Harry24k/bayesian-neural-network-pytorch

Uncertainty estimation

Closed this issue · 4 comments

Hi,

I am interested in using BNN for uncertainty estimation instead of just expecting a random output every time. Do you have a demo showing how the uncertainty can be computed? With your code, would it possibly be like using dropout and doing inference multiple times, then computing the variance of the multiple outputs?

Thanks

Hi @yunshengtian

If you see the regression example, several "predictions" are generated for the same model after training. As you mentioned, one solution would be computing the variance for a set of K-inferences, with a large enough K you will get an estimate of the uncertainty. This is no different to performing Monte Carlo sampling, and using those samples to obtain a mean+stdv for your population of predictions.

You need to test your K, a larger one will be too expensive computationally speaking. A K too small can lead to biased estimations. Of course, it can be model/dataset specific but most of the references I have read use K: 15 to 25. In my experiments, you start to get convergence in the uncertainty estimation with K~9 or higher.

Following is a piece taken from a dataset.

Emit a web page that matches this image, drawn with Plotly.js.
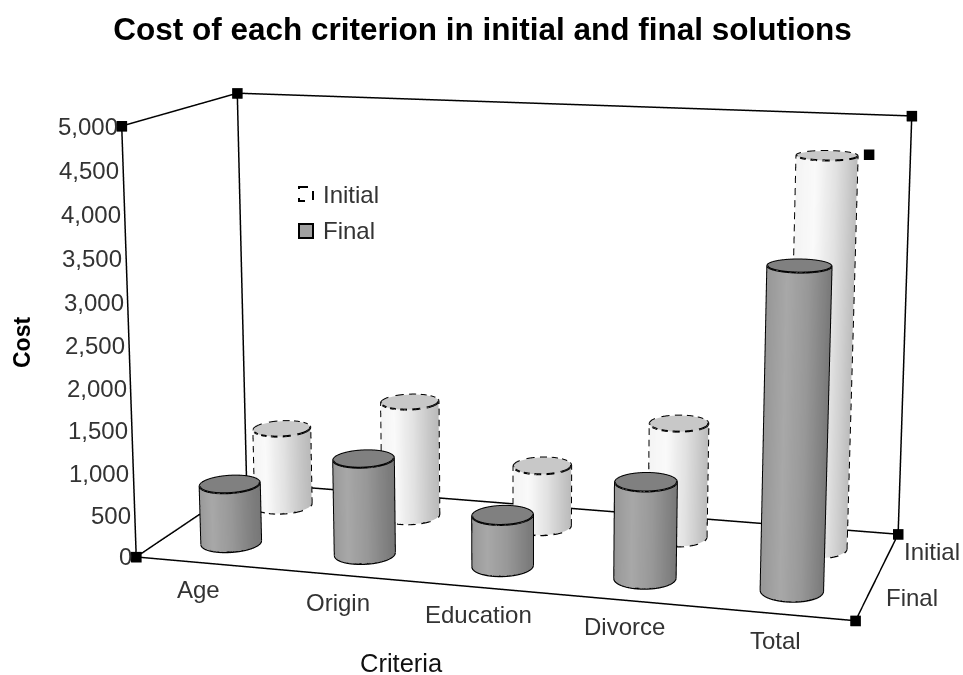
<!DOCTYPE html>
<html><head><meta charset="utf-8"><script src="https://cdn.plot.ly/plotly-3.0.1.min.js"></script>
<style>html,body{margin:0;background:#fff;overflow:hidden;width:963px;height:675px}#chart{position:absolute;left:-527px;top:-699px;width:2100px;height:2072px}</style></head><body><div id="chart"></div>
<script>
const categories=['Age','Origin','Education','Divorce','Total'];
const depthLabels=['Final','Initial'];
const initialValues=[975,1425,750,1387,4620];
const finalValues=[710,1140,600,1117,3650];
const costTicks=[0,500,1000,1500,2000,2500,3000,3500,4000,4500,5000];
const yMax=5000;
// framing: plotly's perspective lens is fixed, so the scene is larger than the window and cropped
const W=2100,H=2072,OX=-527,OY=-699;
const aspect={x:2,y:.8047,z:1.1999};
const eye={x:1.8697,y:-6.5,z:1.4444};
const n=categories.length;
const sx=aspect.x/n, sy=aspect.y/2;
const RX=.205, RY=.235, SEG=64;
const DASH_ON=7, DASH_OFF=5, PX_PER_UNIT=360;
const cam=(()=>{const l=Math.hypot(eye.x,eye.y);return{rx:-eye.y/l,ry:eye.x/l}})();
function shade(t,st){const T=[-1,-.45,.2,1];for(let i=0;i<3;i++)if(t<=T[i+1]){const f=(t-T[i])/(T[i+1]-T[i]);const v=Math.round(st[i]+f*(st[i+1]-st[i]));return`rgb(${v},${v},${v})`}return`rgb(${st[3]},${st[3]},${st[3]})`}
// screen-length estimate of a step between two points in data units
function stepPx(a,b){return Math.hypot((b[0]-a[0])*sx,(b[1]-a[1])*sy*.22,(b[2]-a[2])*aspect.z/yMax)*PX_PER_UNIT}
function dashed(poly){const out=[];let d=0,on=true;
 for(let i=1;i<poly.length;i++){let a=poly[i-1];const b=poly[i];let L=stepPx(a,b);
  if(on&&(!out.length||isNaN(out[out.length-1][0])))out.push(a);
  while(L>0){const left=(on?DASH_ON:DASH_OFF)-d;
   if(L>=left){const f=left/L,p=[a[0]+(b[0]-a[0])*f,a[1]+(b[1]-a[1])*f,a[2]+(b[2]-a[2])*f];
    if(on){out.push(p,[NaN,NaN,NaN])}else out.push(p);on=!on;d=0;a=p;L-=left;if(L<1e-9)break}
   else{d+=L;if(on)out.push(b);L=0}}}
 out.push([NaN,NaN,NaN]);return out}
function cyl(ci,si,val,st,capColor,isDashed,name){
 const cx=ci+.5,cy=si+.5,x=[],y=[],z=[],I=[],J=[],K=[],vc=[];
 const ca=a=>cx+RX*Math.cos(a),sa=a=>cy+RY*Math.sin(a);
 for(let k=0;k<=SEG;k++){const a=2*Math.PI*k/SEG;
  const t=Math.cos(a)*cam.rx+Math.sin(a)*cam.ry;const c=shade(Math.max(-1,Math.min(1,t)),st);
  x.push(ca(a),ca(a));y.push(sa(a),sa(a));z.push(0,val);vc.push(c,c);}
 for(let k=0;k<SEG;k++){const a=k*2,b=a+2;I.push(a,a+1);J.push(b,b);K.push(a+1,b+1);}
 const base=x.length;x.push(cx);y.push(cy);z.push(val);vc.push(capColor);
 for(let k=0;k<=SEG;k++){const a=2*Math.PI*k/SEG;x.push(ca(a));y.push(sa(a));z.push(val);vc.push(capColor);}
 for(let k=0;k<SEG;k++){I.push(base);J.push(base+1+k);K.push(base+2+k);}
 const mesh={type:'mesh3d',x,y,z,i:I,j:J,k:K,vertexcolor:vc,flatshading:false,name,hoverinfo:'skip',showlegend:false,
  lighting:{ambient:1,diffuse:0,specular:0,fresnel:0,roughness:1}};
 // silhouette, computed from where the camera stands
 const wx=RX*sx,wy=RY*sy,wcx=(cx-n/2)*sx,wcy=(cy-1)*sy;
 const dx=eye.x-wcx,dy=(eye.y-wcy)*wx/wy,d=Math.hypot(dx,dy),m=Math.atan2(dy,dx),o=Math.acos(wx/d);
 const arc=(a0,a1,h)=>{const p=[];for(let k=0;k<=40;k++){const a=a0+(a1-a0)*k/40;p.push([ca(a),sa(a),h])}return p};
 const polys=[arc(0,2*Math.PI,val),arc(m-o,m+o,0),
   [[ca(m-o),sa(m-o),0],[ca(m-o),sa(m-o),val]],
   [[ca(m+o),sa(m+o),0],[ca(m+o),sa(m+o),val]]];
 let pts=[];polys.forEach(p=>{pts=pts.concat(isDashed?dashed(p):p.concat([[NaN,NaN,NaN]]))});
 const line={type:'scatter3d',mode:'lines',x:pts.map(p=>p[0]),y:pts.map(p=>p[1]),z:pts.map(p=>p[2]),connectgaps:false,
  line:{color:'#000',width:4},hoverinfo:'skip',showlegend:false};
 return[mesh,line];
}
const traces=[];
categories.forEach((c,i)=>{
 traces.push(...cyl(i,1,initialValues[i],[244,250,226,186],'#c8c8c8',true,'Initial'));
 traces.push(...cyl(i,0,finalValues[i],[152,168,152,120],'#808080',false,'Final'));
});
const frame=[[0,0,0],[n,0,0],[n,2,0],[0,2,0],[0,0,0],[0,0,yMax],[0,2,yMax],[n,2,yMax],[n,2,0],[NaN,NaN,NaN],[0,2,0],[0,2,yMax]];
traces.push({type:'scatter3d',mode:'lines',x:frame.map(p=>p[0]),y:frame.map(p=>p[1]),z:frame.map(p=>p[2]),line:{color:'#000',width:3},hoverinfo:'skip',showlegend:false});
const handles=[[0,0,0],[n,0,0],[n,2,0],[0,0,yMax],[n,0,yMax],[n,2,yMax],[0,2,yMax]];
traces.push({type:'scatter3d',mode:'markers',x:handles.map(p=>p[0]),y:handles.map(p=>p[1]),z:handles.map(p=>p[2]),marker:{symbol:'square',size:5.5,color:'#000'},hoverinfo:'skip',showlegend:false});
const px=x=>(x-OX)/W, py=y=>1-(y-OY)/H;
const font={family:'Liberation Sans, Arial, sans-serif',size:24,color:'#333'};
const catShift=[[-5,27],[-2,27],[-3,27],[-3,26],[-3,27]];
const sceneAnn=[];
categories.forEach((c,i)=>sceneAnn.push({x:i+.5,y:0,z:0,text:c,showarrow:false,xshift:catShift[i][0],yshift:-catShift[i][1],font}));
costTicks.forEach(v=>sceneAnn.push({x:0,y:0,z:v,text:v.toLocaleString('en-US'),showarrow:false,xanchor:'right',xshift:-2,font}));
sceneAnn.push({x:n,y:.5,z:0,text:depthLabels[0],showarrow:false,xanchor:'left',xshift:17,yshift:0,font});
sceneAnn.push({x:n,y:1.5,z:0,text:depthLabels[1],showarrow:false,xanchor:'left',xshift:14,yshift:3,font});
const ax={visible:false,showgrid:false,zeroline:false,showbackground:false};
const layout={width:W,height:H,margin:{l:0,r:0,t:0,b:0},paper_bgcolor:'#fff',font,showlegend:false,
 title:{text:'<b>Cost of each criterion in initial and final solutions</b>',x:px(482.5),xanchor:'center',y:py(29),yanchor:'middle',yref:'container',xref:'container',font:{family:font.family,size:31.5,color:'#000'}},
 annotations:[
  {xref:'paper',yref:'paper',x:px(401),y:py(663),text:'Criteria',showarrow:false,font:{...font,size:25.5,color:'#111'}},
  {xref:'paper',yref:'paper',x:px(22),y:py(343),xanchor:'center',yanchor:'middle',text:'<b>Cost</b>',textangle:-90,showarrow:false,font:{...font,size:23,color:'#000'}},
  {xref:'paper',yref:'paper',x:px(321),y:py(194),xanchor:'left',text:'Initial',showarrow:false,font},
  {xref:'paper',yref:'paper',x:px(321),y:py(231),xanchor:'left',text:'Final',showarrow:false,font}],
 shapes:[
  {type:'rect',xref:'paper',yref:'paper',x0:px(299),x1:px(313),y0:py(187),y1:py(201),line:{color:'#000',width:2,dash:'dash'},fillcolor:'#fff'},
  {type:'rect',xref:'paper',yref:'paper',x0:px(299),x1:px(313),y0:py(224),y1:py(238),line:{color:'#000',width:2},fillcolor:'#a0a0a0'}],
 scene:{domain:{x:[0,1],y:[0,1]},aspectmode:'manual',aspectratio:aspect,annotations:sceneAnn,
  camera:{eye,center:{x:0,y:0,z:0},up:{x:0,y:0,z:1},projection:{type:'perspective'}},
  xaxis:{...ax,range:[0,n]},yaxis:{...ax,range:[0,2]},zaxis:{...ax,range:[0,yMax]}}};
Plotly.newPlot('chart',traces,layout,{displayModeBar:false});
</script></body></html>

I would recommend -if possible- plotting the uncertainty vs your predictive variables (or a reduced set of it). You could have some model generating heavily skewed uncertainty estimations, and maybe that's is expected to happen with your dataset.

Best wishes

Thanks @cappelletto for your detailed explanation! This is really helpful.

Before closing this issue, I am interested in hearing your thoughts about an alternative option: Instead of inferencing K times with a "full" Bayesian network, would it be a good idea only to make the last layer Bayesian (the last layer is bnn.BayesLinear and all layers in front of that are nn.Linear). In this case, we can analytically compute the output variance from the posterior sigma of the last layer. Have you tried this before, and if so, would it perform similarly to a full Bayesian network?

Much appreciated!

Dear @yunshengtian

If I understand correctly, what you propose is a linear model with a single Bayesian layer at the very output. I assume the rationale behind that is to be able to compute the output variance analytically. Is that right? I can understand your motivation (i.e. being able to directly calculate the model variance using the uncertainty of your last layer). Even better, you could move your Bayesian layer deeper into your stack, and still being able to propagate the uncertainty from any hidden layer to the output one. This is easy to do if you have a linear model half (starting from the Bayesian one to the output layer). Now, this brings me to your last question: does it behave like a full Bayesian network? I have to admit I do not feel fully confident to give you an absolute answer. However, I can share some of the information I have found so far in published works and experiments I have done:

  • To obtain a Bayesian model you do not need to convert all your layers into Bayesian. (I do not have the names of the references, but this is a quit common assumption which allows you to reduce computation costs by only having one Bayesian layer. It is related to model decomposition)
  • If the distribution of your target/predictions is expected to follow a Gaussian distribution, then you will be Ok with using a Gaussian as your last layer. Any deviation from this always-overlooked assumption will have a hit on the both the generalization capabilities and training performance of your model. Any non-Normal distribution of your data will require either a distribution transformation or allowing your model to learn non-Gaussian distributions (e.g. adding non-linear layer after the Bayesian layer)
  • Is there any specific reason to require an analytical solution to you uncertainty calculation? In Bayesian learning, the model parameters are modeled as random variables, and their estimation can be too expensive or intractable. You can use approximate methods as Markov Chain MC, pure Monte Carlo or Variational Inference (ELBO). Regardless the method, you will obtain a posterior distribution of your model parameters and with them, an estimate of your prediction uncertainty.

I have used small - mid sized BNN with only one Bayesian layer (hidden), and few non-linear ones with results as good as going crazy with multiple Bayesian layers, while saving training/prediction time.

I hope this bit of info helps you to find what you are looking for.

Cheers,
Jose

Hi Jose,

You understand my question correctly, and thank you for kindly sharing the information! This is absolutely helpful!

Thanks,
Yunsheng